# Joos's Treatment of Virtual Displacement

1. Oct 28, 2012

### Hetware

I having a bit of trouble understanding Joos's treatment of virtual displacements. I am referring to pages 114 and 115 of Theoretical Physics, By Georg Joos, Ira M. Freeman

If I consider, for example, an iron mass suspended by a rigid non-magnetic rod, length $a$ of negligible mass, and universally pivoted at the origin of my coordinate system, I can write the equation of constraint as:

$f(x,y,z)=x^2+y^2+z^2-a^2=0$

Now $\partial _xf=2x=0$, $\partial _yf=2y=0$, $\partial _zf=2z=0$. So forming the expression corresponding to equation VI-18 leads to the astounding conclusion that:

$\partial _xf\delta x+\partial _yf\delta y+\partial _zf\delta z=2(x\delta x+y\delta y+z\delta z)=0(\delta x+\delta y+\delta z)=0$

According to VI-19, I form:

$(\vec{F}+\lambda \vec{\nabla f})\cdot \vec{\delta r}=0$

Which stands to reason since, by the assumption of static equilibrium $\vec{F}\cdot \vec{\delta r}$, and we also have $\lambda \vec{\nabla f}\cdot \vec{\delta r}=\vec{0}\cdot \vec{\delta r}=0$.

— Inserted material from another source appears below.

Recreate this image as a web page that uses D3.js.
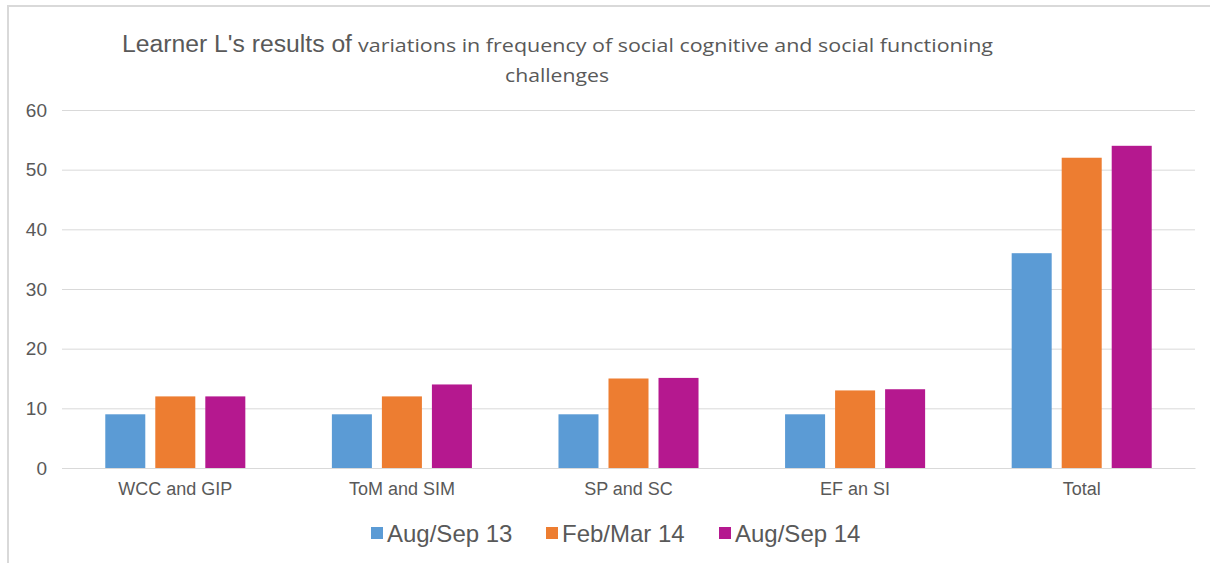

The text following equation VI-19 states that I can choose λ such that $F_{z}+\lambda \partial _zf=0$.

Either I'm missing something stated in the text, or there are unstated assumptions being made.

From my limited understanding of Lagrange multipliers, I might form $g(x,y,z)=x^2+y^2+z^2$ and insist that $\vec{F}+\lambda \vec{\nabla g} =0$. I could then choose $\lambda$ such that $F_{z}+\lambda \partial _zg=0$, so long as $\partial _zg≠0$.

Am I correct in understanding that the $\partial _xf,\partial _yf,\partial _zf$ are to be interpreted as behaving as my function $g(x,y,z)=x^2+y^2+z^2$ would have them behave?

If my understanding is correct, then what proof do I have that "In this sum of 3N terms we can select the multipliers in such a way that the last $l$ terms vanish."?

2. Oct 28, 2012

### AlephZero

Yes the partial derivatives are $\partial _xf=2x$ etc, but why do you say $x = y = z = 0$? Clearly they are not all 0 if the particle is at distance $a$ from the origin.

3. Oct 28, 2012

### Hetware

Well, if $\delta x, \delta y, \delta z$ are arbitrary, and $\partial_{x}f,\partial_{y}f, \partial_{z}f$ are non-zero, then $\partial_{x}f \delta x+\partial_{y}f \delta y + \partial_{z}f \delta x \neq 0$. Also, $\partial_{x}f \Longleftrightarrow \frac{d}{dx}x^2=-\frac{d}{dx}c$ where $c=y^2+z^2-a^2$ which is a constant by the definition of partial differentiation. I really don't know how to interpret the result. I agree that it appears contradictory.

4. Oct 28, 2012

### AlephZero

$\delta x, \delta y, \delta z$ are not all arbitrary. There is a constraint between them, because the particle can only move on the surface of a sphere.

The point of doing it this way is that it's easier to keep all 3 of $\delta x, \delta y, \delta z$ and impose the constraint, rather than pick any two as arbitrary quantities and eliminate the other one.

The constraint that the particle DOES stay on the surface of the sphere is the equation
$\partial_{x}f \delta x+\partial_{y}f \delta y + \partial_{z}f \delta z = 0$ or $2x\delta x+ 2y\delta y + 2z\delta z = 0$.

For example if the particle is at (a,0,0), the constraint is then $2a\delta x = 0$, in other words $\delta x = 0$ and $\delta y$ and $\delta z$ are arbitrary. But if the particle is at some "random" point like (a/3, 2a/3, -2a/3) the constraint is a linear relationship between $\delta x$, $\delta y$ and $\delta z$.

Last edited: Oct 28, 2012
5. Oct 28, 2012

### Hetware

Lanczos treats this somewhat differently, beginning on Page 43 of The Variational Principles of Mechanics.

He explicitly states that the $\delta {u}_i$ are not all independent of each other. Indeed, he argues that if they were mutually independent then all $\partial_{u_{i}}f=0$. He also insists that these partials do not all vanish, which leads back to my problem with how to interpret their meaning. I'm almost certain that I should understand them to mean $\partial_{u_{i}}f=0$ evaluated in the neighborhood of $f=0$, and not to treat f as a constant value 0.